American musician, author, and educator

Aaron Parrett is an American musician, author, letterpress printer, and educator. He is currently professor of English Literature at the University of Providence in Great Falls, Montana. A considerable portion of his academic and written work deals with the genre of science fiction or the state of Montana.

== Biography ==
Born in Butte, Montana, Parrett earned a PhD in Comparative Literature in 2001 from the University of Georgia.

His first academic book, The Translunar Narrative in the Western Tradition (Ashgate, 2004), examined the dream of traveling to the Moon in literature, culminating in the Apollo Program of the 1960s and early 1970s that achieved the millennia-long vision of leaving Earth.
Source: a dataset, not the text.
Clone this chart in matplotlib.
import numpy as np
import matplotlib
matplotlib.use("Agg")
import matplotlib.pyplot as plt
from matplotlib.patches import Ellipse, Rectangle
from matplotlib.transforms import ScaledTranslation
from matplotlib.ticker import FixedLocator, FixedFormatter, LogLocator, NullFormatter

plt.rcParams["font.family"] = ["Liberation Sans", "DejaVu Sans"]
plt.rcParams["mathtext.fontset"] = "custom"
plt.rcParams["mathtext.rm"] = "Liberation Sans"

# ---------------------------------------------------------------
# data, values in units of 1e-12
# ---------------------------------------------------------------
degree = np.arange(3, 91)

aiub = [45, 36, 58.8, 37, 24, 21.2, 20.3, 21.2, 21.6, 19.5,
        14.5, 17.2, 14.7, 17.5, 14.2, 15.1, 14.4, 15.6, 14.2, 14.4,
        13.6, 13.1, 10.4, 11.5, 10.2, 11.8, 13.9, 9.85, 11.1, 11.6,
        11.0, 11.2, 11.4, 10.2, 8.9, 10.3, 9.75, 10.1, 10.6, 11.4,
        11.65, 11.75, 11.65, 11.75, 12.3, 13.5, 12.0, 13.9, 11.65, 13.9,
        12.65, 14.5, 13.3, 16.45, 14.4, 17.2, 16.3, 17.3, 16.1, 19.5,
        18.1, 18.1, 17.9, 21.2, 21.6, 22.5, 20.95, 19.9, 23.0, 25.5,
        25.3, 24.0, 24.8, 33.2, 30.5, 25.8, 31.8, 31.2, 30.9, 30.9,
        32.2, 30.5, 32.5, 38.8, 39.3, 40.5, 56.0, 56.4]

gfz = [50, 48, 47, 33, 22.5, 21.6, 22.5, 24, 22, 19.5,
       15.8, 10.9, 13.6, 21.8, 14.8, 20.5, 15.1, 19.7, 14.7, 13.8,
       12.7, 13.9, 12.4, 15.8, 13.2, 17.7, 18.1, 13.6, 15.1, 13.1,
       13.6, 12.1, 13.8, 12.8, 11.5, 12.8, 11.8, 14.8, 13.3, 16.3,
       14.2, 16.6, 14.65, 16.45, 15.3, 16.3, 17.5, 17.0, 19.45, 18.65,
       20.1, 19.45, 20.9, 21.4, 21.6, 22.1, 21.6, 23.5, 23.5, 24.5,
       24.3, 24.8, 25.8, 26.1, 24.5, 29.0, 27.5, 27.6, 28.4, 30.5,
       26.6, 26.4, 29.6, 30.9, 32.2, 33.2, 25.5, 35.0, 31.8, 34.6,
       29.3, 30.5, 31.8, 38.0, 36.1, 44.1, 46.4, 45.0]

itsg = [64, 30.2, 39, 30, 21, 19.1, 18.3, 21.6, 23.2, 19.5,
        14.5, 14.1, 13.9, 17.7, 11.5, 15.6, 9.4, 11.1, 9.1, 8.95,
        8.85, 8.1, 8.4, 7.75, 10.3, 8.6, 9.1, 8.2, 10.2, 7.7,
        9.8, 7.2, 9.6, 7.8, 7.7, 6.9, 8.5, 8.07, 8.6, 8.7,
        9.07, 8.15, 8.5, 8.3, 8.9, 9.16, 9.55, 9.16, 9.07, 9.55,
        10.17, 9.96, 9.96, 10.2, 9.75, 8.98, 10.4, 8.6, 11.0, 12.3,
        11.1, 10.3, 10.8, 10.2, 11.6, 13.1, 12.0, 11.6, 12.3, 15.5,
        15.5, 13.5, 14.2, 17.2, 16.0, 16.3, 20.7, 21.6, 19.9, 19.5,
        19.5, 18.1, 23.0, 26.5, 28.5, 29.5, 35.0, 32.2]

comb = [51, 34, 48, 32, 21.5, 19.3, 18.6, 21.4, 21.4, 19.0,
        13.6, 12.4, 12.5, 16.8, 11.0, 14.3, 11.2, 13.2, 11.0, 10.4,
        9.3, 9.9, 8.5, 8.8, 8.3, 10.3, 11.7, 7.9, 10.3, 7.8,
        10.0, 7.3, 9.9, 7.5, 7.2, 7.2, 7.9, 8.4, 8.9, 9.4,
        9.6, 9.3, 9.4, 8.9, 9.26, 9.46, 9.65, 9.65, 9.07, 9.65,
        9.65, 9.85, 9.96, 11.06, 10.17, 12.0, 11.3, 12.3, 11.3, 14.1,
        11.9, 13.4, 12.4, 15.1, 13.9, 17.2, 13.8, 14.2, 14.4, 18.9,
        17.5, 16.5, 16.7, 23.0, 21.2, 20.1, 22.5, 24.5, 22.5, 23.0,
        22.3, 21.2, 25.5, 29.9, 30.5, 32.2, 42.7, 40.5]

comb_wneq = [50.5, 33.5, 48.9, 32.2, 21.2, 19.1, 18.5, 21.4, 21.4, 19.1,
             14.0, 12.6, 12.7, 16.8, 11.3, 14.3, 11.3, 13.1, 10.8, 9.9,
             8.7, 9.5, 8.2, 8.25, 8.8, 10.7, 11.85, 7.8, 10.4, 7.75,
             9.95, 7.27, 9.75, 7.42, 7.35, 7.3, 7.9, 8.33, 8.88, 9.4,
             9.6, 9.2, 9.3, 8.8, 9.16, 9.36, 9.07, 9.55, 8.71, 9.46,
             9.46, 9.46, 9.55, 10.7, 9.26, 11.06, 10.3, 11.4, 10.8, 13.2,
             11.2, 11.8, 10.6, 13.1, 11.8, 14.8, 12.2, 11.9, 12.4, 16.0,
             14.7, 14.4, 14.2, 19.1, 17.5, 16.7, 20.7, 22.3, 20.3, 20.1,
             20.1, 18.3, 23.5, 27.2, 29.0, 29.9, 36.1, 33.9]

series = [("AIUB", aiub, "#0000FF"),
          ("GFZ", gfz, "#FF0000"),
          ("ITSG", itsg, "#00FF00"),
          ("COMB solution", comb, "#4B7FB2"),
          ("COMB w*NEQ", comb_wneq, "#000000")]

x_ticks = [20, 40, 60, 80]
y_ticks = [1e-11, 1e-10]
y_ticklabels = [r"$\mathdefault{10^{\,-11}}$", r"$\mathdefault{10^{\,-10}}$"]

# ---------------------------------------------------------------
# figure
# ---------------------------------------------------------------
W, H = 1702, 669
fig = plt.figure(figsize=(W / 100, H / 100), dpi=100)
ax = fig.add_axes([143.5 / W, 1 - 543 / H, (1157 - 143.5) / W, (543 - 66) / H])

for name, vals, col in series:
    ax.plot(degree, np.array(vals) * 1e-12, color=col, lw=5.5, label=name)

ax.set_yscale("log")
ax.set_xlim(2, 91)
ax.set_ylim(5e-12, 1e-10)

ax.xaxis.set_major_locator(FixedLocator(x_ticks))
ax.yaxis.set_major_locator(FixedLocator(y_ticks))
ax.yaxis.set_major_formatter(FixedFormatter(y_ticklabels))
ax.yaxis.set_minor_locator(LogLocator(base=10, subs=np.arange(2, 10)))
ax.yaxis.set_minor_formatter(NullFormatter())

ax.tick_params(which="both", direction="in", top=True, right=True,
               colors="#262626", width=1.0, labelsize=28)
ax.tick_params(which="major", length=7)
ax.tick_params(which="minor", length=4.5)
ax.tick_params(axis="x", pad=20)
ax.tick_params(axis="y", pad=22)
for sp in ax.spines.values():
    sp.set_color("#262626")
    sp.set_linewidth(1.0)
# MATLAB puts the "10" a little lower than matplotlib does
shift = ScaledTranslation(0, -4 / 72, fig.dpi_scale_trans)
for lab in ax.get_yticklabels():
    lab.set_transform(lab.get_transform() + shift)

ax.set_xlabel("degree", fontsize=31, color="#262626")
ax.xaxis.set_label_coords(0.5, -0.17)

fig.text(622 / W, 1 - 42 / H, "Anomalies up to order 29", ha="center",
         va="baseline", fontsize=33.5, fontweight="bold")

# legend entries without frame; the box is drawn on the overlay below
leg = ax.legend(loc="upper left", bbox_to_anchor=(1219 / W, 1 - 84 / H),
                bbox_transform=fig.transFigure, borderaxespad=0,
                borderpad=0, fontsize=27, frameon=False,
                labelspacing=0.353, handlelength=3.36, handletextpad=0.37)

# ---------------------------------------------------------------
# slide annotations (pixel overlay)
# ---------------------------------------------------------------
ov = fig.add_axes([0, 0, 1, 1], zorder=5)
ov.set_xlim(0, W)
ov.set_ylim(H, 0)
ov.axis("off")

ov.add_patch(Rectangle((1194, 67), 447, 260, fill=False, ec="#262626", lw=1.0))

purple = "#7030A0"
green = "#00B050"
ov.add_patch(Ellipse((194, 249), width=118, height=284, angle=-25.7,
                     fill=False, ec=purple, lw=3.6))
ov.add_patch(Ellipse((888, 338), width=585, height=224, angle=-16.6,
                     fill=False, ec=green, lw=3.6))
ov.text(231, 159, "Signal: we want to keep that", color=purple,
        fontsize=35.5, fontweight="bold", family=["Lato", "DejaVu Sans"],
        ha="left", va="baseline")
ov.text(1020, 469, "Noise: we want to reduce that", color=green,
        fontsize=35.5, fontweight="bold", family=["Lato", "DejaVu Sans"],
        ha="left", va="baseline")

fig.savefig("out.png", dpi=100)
A considerable portion of his academic work deals with the genre of science fiction. His other works have focused on his home state of Montana, including Montana: Then and Now (Bangtail, 2014), Literary Butte (History Press, 2015) and Montana Americana Music (Arcadia, 2016), for which prize-winning author Smith Henderson wrote the foreword. He won the Montana Historical Society's Peoples' Choice Award for his essay, "Montana's Worst Natural Disaster," about the devastating 1964 flood that killed 30 Native American Indians on the Blackfeet Reservation.
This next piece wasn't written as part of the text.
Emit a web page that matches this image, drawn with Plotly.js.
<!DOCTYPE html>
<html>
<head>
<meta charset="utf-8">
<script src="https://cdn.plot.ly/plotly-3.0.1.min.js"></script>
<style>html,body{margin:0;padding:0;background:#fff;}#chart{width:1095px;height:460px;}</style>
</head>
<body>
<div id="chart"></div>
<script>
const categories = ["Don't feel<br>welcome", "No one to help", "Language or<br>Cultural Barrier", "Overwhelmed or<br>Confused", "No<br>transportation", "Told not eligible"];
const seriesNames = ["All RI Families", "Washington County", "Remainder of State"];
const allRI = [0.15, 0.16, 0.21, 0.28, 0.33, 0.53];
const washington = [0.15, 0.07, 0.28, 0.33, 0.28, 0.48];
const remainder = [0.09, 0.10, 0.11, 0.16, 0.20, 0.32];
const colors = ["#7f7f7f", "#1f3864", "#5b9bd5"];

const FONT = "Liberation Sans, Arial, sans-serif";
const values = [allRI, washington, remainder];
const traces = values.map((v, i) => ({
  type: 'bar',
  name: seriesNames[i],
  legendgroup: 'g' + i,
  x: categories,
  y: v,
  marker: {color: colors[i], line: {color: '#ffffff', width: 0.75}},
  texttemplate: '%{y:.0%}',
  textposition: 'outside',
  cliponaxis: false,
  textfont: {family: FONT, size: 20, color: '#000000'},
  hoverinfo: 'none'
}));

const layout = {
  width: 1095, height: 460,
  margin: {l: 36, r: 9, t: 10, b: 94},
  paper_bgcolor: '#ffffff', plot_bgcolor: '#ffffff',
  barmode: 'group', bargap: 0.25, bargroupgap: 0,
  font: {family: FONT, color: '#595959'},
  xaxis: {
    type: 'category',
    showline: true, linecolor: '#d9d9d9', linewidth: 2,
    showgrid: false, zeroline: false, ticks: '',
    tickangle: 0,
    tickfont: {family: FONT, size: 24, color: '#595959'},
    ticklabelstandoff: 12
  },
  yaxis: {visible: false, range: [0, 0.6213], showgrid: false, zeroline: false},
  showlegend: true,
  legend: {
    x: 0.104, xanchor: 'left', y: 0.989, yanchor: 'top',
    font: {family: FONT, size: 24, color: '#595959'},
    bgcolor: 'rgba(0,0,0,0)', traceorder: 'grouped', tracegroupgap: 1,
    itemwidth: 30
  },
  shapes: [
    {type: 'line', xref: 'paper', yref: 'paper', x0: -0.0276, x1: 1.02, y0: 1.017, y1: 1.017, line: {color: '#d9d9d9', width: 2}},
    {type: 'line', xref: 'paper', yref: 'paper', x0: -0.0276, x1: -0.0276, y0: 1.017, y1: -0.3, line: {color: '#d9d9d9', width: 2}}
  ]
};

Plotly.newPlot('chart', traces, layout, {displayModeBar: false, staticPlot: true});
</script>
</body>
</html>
As a result of his Montana writings, he has been featured on many radio programs and was a featured guest on Anthony Bourdain's Parts Unknown television segment on Butte. He serves as president of the Drumlummon Institute, a non-profit whose mission is "to promote and publish art and literatures created in Montana and the broader American West."

Parrett is also a songwriter and composer. His first album of original songs, The Sinners (Pizzle Records, 1996), earned critical acclaim (rereleased in 2015), yielding "Texas," a song recorded by several artists, including the southern Americana band Stewart and Winfield. His songs have been featured in several Emmy-nominated documentary films, including Libby, Montana (High Plains Films, 2007) and The Naturalist (2004). A lyric from his song "El Cuchillo" is referenced in leading Steinbeck scholar Bob DeMott's Afield: American Writers on Bird Dogs (2014). Parrett made a full-length recording as a joint effort with IBMA songwriter of the year, Ivan Rosenberg, called Stumbo Lost Wages (Pizzle Records, 2009). In 2024, he, Jon Flynn, and John Dendy formed The State Champions, and released Independent Record. It received strongly positive reviews.

He is also co-founder of the Territorial Press, along with master letterpress printer and book artist Peter Rutledge Koch. The press' catalogue includes Himself Adrift (2016) by Matt Pavelich, Curses (2015) by Aaron Parrett, and Maple and Lead (2017) by Aaron Parrett, featuring wood-engraved illustrations by artist Seth Taylor Roby.